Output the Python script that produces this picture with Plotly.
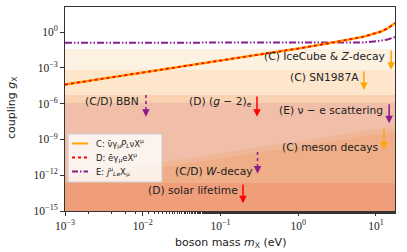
import numpy as np
import plotly.graph_objects as go

# ---- data ----
X_MIN, X_MAX = 1e-3, 17.6
Y_MIN = 1e-15

# C/D coupling curve (mass in eV, coupling)
cd_mass = [1e-3, 1e-2, 1e-1, 1.0, 2.57, 3.98, 6.9, 11.5, 14.1, 17.6]
cd_coupling = [10**-4.4, 10**-3.4, 10**-2.4, 10**-1.38, 10**-0.92, 10**-0.7,
               10**-0.39, 10**0.03, 10**0.3, 10**0.75]

# E coupling curve
e_mass = [1e-3, 1e-2, 1e-1, 1.0, 2.57, 6.9, 11.5, 14.1, 17.6]
e_coupling = [10**-0.9, 10**-0.9, 10**-0.9, 10**-0.9, 10**-0.9, 10**-0.87,
              10**-0.73, 10**-0.62, 10**-0.42]

# horizontal exclusion bounds (largest first)
band_names = ["IceCube & Z-decay", "SN1987A", "BBN", "nu-e scattering"]
band_levels = [10**-1.42, 10**-3.18, 10**-5.28, 10**-5.93]
band_colors = ["#fdf2e2", "#fde6cb", "#fad2b2", "#f1bea9"]

# sloped bounds (proportional to mass)
meson_mass = [1e-3, 17.6]
meson_coupling = [10**-12.15, 10**-7.9]
wdecay_mass = [1e-3, 17.6]
wdecay_coupling = [10**-12.6, 10**-8.35]
solar_level = 10**-12.66

x_ticks = [1e-3, 1e-2, 1e-1, 1, 10]
x_ticktext = ["10<sup>−3</sup>", "10<sup>−2</sup>", "10<sup>−1</sup>", "10<sup>0</sup>", "10<sup>1</sup>"]
y_ticks = [1, 1e-3, 1e-6, 1e-9, 1e-12, 1e-15]
y_ticktext = ["10<sup>0</sup>", "10<sup>−3</sup>", "10<sup>−6</sup>", "10<sup>−9</sup>",
              "10<sup>−12</sup>", "10<sup>−15</sup>"]

legend_labels = ["C: ν̄γ<sub>μ</sub><i>P<sub>L</sub></i>νX<sup>μ</sup>",
                 "D: ēγ<sub>μ</sub>eX<sup>μ</sup>",
                 "E: <i>j</i><sup>μ</sup><sub><i>L</i>e</sub>X<sub>μ</sub>"]

C_COL, D_COL, E_COL = "#ffa500", "#ff0000", "#8b1a8b"
E_DASH = "7px,2px,1.5px,2px,1.5px,2px"

fig = go.Figure()

def band(xs_top, ys_top, color):
    xs = [xs_top[0]] + list(xs_top) + [xs_top[-1], xs_top[0]]
    ys = [Y_MIN] + list(ys_top) + [Y_MIN, Y_MIN]
    fig.add_trace(go.Scatter(x=xs, y=ys, fill="toself", fillcolor=color, mode="none",
                             showlegend=False, hoverinfo="skip"))

for lvl, col in zip(band_levels, band_colors):
    band([X_MIN, X_MAX], [lvl, lvl], col)
band(meson_mass, meson_coupling, "#f0b797")
band(wdecay_mass, wdecay_coupling, "#efae87")
band([X_MIN, X_MAX], [solar_level, solar_level], "#f09d7a")

fig.add_trace(go.Scatter(x=e_mass, y=e_coupling, mode="lines", name=legend_labels[2], showlegend=False,
                         line=dict(color=E_COL, width=2, dash=E_DASH)))
fig.add_trace(go.Scatter(x=cd_mass, y=cd_coupling, mode="lines", name=legend_labels[0], showlegend=False,
                         line=dict(color=C_COL, width=2.6)))
fig.add_trace(go.Scatter(x=cd_mass, y=cd_coupling, mode="lines", name=legend_labels[1], showlegend=False,
                         line=dict(color=D_COL, width=1.8, dash="dot")))

L = np.log10
TXT = dict(family="DejaVu Sans", size=10.7, color="#222222")

labels = [
    ("(C) IceCube &amp; <i>Z</i>-decay", 1.144, -2.01),
    ("(C) SN1987A", 0.81, -3.77),
    ("(C/D) BBN", -2.02, -5.85),
    ("(D) (<i>g</i> − 2)<sub>e</sub>", -0.57, -5.85),
    ("(E) ν − e scattering", 1.12, -6.54),
    ("(C) meson decays", 1.067, -9.64),
    ("(C/D) <i>W</i>-decay", -0.555, -11.65),
    ("(D) solar lifetime", -0.75, -13.24),
]
for t, xl, yl in labels:
    fig.add_annotation(x=xl, y=yl, text=t, showarrow=False, xanchor="right", yanchor="middle", font=TXT)

arrows = [  # log m, tail log g, tip log g, color, dotted
    (L(15.7), L(band_levels[0]), -3.15, C_COL, False),
    (L(7.0), L(band_levels[1]), -4.85, C_COL, False),
    (L(0.011), L(band_levels[2]), -7.1, E_COL, True),
    (L(0.295), L(band_levels[2]), -7.1, D_COL, False),
    (L(14.8), L(band_levels[3]), -7.65, E_COL, False),
    (L(12.7), -8.05, -9.85, C_COL, False),
    (L(0.3), -10.06, -11.85, E_COL, True),
    (L(0.195), L(solar_level), -14.35, D_COL, False),
]
for xl, y0, y1, col, dotted in arrows:
    if dotted:
        fig.add_trace(go.Scatter(x=[10**xl, 10**xl], y=[10**y0, 10**(y1 + 0.45)], mode="lines",
                                 line=dict(color=col, width=1.5, dash="dot"), showlegend=False, hoverinfo="skip"))
        fig.add_annotation(x=xl, y=y1, ax=0, ay=-6, axref="pixel", ayref="pixel", showarrow=True,
                           arrowhead=2, arrowsize=1, arrowwidth=1.5, arrowcolor=col, text="")
    else:
        fig.add_annotation(x=xl, y=y1, ax=xl, ay=y0, axref="x", ayref="y", showarrow=True,
                           arrowhead=2, arrowsize=1, arrowwidth=1.5, arrowcolor=col, text="")

# ---- manual legend (paper coordinates) ----
W_PLOT, H_PLOT, ML, MB, MT = 330, 204, 65, 41, 7
def px(x):
    return (x - ML) / W_PLOT
def py(y):
    return (252 - MB - y) / H_PLOT

fig.add_shape(type="rect", xref="paper", yref="paper", x0=px(68), x1=px(162), y0=py(182), y1=py(134),
              fillcolor="rgba(255,255,255,0.8)", line=dict(color="#cccccc", width=1), layer="above")
legend_styles = [dict(color=C_COL, width=2, dash="solid"),
                 dict(color=D_COL, width=2, dash="dot"),
                 dict(color=E_COL, width=2, dash="6px,2px,1.5px,2px")]
for i, (lab, st) in enumerate(zip(legend_labels, legend_styles)):
    yy = 143.5 + i * 14
    fig.add_shape(type="line", xref="paper", yref="paper", x0=px(72), x1=px(88), y0=py(yy), y1=py(yy),
                  line=st, layer="above")
    fig.add_annotation(xref="paper", yref="paper", x=px(94), y=py(yy), text=lab, showarrow=False,
                       xanchor="left", yanchor="middle",
                       font=dict(family="DejaVu Sans", size=8.5, color="#222222"))

# axis titles as annotations
fig.add_annotation(xref="paper", yref="paper", x=px(230), y=py(243), text="boson mass <i>m</i><sub>X</sub> (eV)",
                   showarrow=False, xanchor="center", yanchor="middle",
                   font=dict(family="DejaVu Sans", size=11, color="#222222"))
fig.add_annotation(xref="paper", yref="paper", x=px(12), y=py(108), text="coupling <i>g</i><sub>X</sub>",
                   showarrow=False, xanchor="center", yanchor="middle", textangle=-90,
                   font=dict(family="DejaVu Sans", size=11, color="#222222"))

axis_common = dict(showline=True, linecolor="#333333", linewidth=1, mirror=True, ticks="outside",
                   ticklen=4, tickcolor="#333333", showgrid=False, zeroline=False, automargin=False,
                   tickfont=dict(family="Liberation Serif", size=11.5, color="#222222"))

fig.update_xaxes(type="log", range=[L(X_MIN), L(X_MAX)], tickvals=x_ticks, ticktext=x_ticktext,
                 minor=dict(ticks="outside", ticklen=2, tickcolor="#333333", showgrid=False),
                 **axis_common)
fig.update_yaxes(type="log", range=[-15, 2.1], tickvals=y_ticks, ticktext=y_ticktext,
                 **axis_common)

fig.update_layout(
    width=407, height=252, margin=dict(l=ML, r=407 - ML - W_PLOT, t=MT, b=MB, autoexpand=False),
    plot_bgcolor="white", paper_bgcolor="white", showlegend=False,
)

fig.write_html("out.html", config={"displayModeBar": False},
               post_script="document.body.style.margin='0';document.body.style.overflow='hidden';")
###
Stated goal
Reproduce the material above from its first line through the line containing "Y_MIN = 1e-15", both ends included, and skip every picture.

Answer below
Output the Python script that produces this picture with Plotly.
import numpy as np
import plotly.graph_objects as go

# ---- data ----
X_MIN, X_MAX = 1e-3, 17.6
Y_MIN = 1e-15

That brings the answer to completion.